Synopsis- Two estranged sisters reunite in a condemned apartment building. A cursed book unleashes demonic forces. The high-rise becomes a claustrophobic, blood-soaked battleground for survival.
Director- Lee Cronin
Cast- Alyssa Sutherland, Lily Sullivan, Morgan Davies
Genre- Horror, Supernatural
Released- 2023
Lee Cronin’s Evil Dead Rise is a vicious, apartment-bound reconfiguration of Sam Raimi’s splatter mythology. This film sees the franchise not as nostalgia but as a renewable resource of pure cinematic sadism.
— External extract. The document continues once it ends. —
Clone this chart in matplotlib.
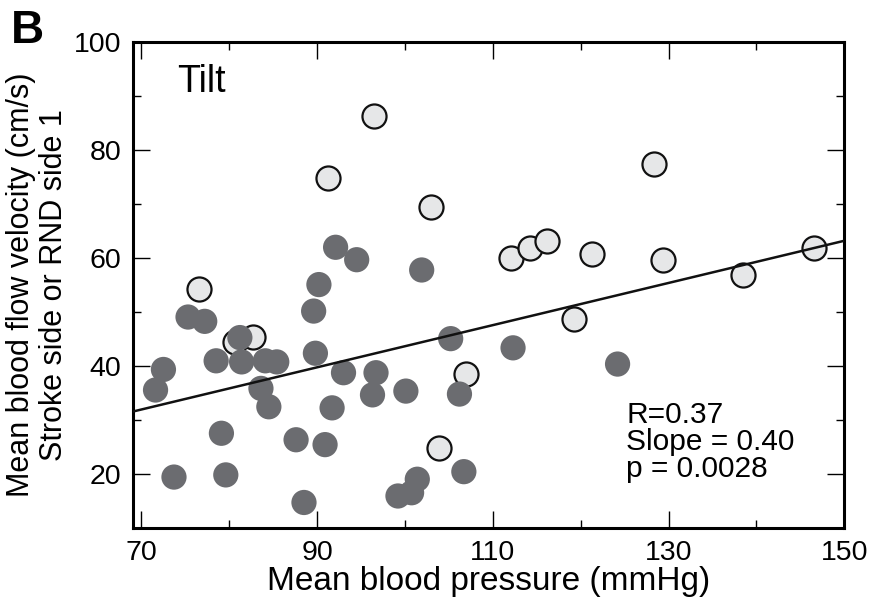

Relocated from the forest to a decaying Los Angeles high-rise, the film trades cabin-in-the-woods isolation for vertical claustrophobia. The result is a lean, feral horror machine that thrives on confinement, cruelty, and excess.
Michael Atkinson might call this a film that knows exactly how ugly it wants to be. Evil Dead Rise doesn’t flirt with restraint; it dives into Grand Guignol theatrics and savors every crack, rip, and arterial spray. Cronin stages his violence with a perversely elegant sense of rhythm. He turns domestic spaces like hallways, kitchens, and elevators into ritual chambers of pain. The film pulses with relentless confidence, never apologizing for its appetite.

At the center of the carnage is Alyssa Sutherland’s astonishing performance as Ellie, a mother transformed into a towering, sneering deadite queen. Sutherland doesn’t just chew the scenery; she dismembers it. Her physicality, voice work, and reptilian expressions create one of the franchise’s most memorable monsters. She is both monstrous and darkly comic. She channels the gleeful cruelty that made the original Evil Dead films cult classics, but with a sharper psychological edge. She turns maternal intimacy into something profoundly disturbing.
Lily Sullivan plays Beth, Ellie’s sister, with a bruised, lived-in weariness that grounds the film’s mayhem. Beth is not a hero in the traditional sense; she’s reactive, uncertain, and overwhelmed. Her eventual hardening feels earned rather than mythic. Morgan Davies adds emotional texture as Danny, the catalyst for the chaos. His curiosity feels tragically believable rather than foolish.

What distinguishes Evil Dead Rise from lesser franchise revivals is its commitment to texture and tone. The sound design is punishing. The score is a low-frequency throb that suggests the building itself is rotting from the inside. Cronin favors practical effects, giving the film a tactile nastiness that CGI can’t replicate. Flesh looks wet. Bones sound like they hurt. The movie wants you to feel every inch of its cruelty.
That said, the film’s single-minded devotion to escalation sometimes works against it. Character development outside the central family is thin. The narrative, once ignited, becomes a conveyor belt of torment rather than a story with peaks and valleys. There is little room to breathe. Some viewers may find the final act’s barrage of excess numbing rather than exhilarating.

Still, this is the point. Evil Dead Rise isn’t interested in prestige horror or elevated metaphor. It is a splatter symphony, a practical-effects showcase that honors the franchise’s roots. It proves the series can still mutate into something viciously contemporary. Cronin understands that Evil Dead works best when it is mean, funny, and a little unhinged. He delivers all three with sadistic flair.
In the end, Evil Dead Rise stands as one of the franchise’s strongest entries. It is brutal, inventive, and gloriously committed to horror as physical experience. It does not resurrect the series so much as let it claw its way back, dripping, screaming, and alive.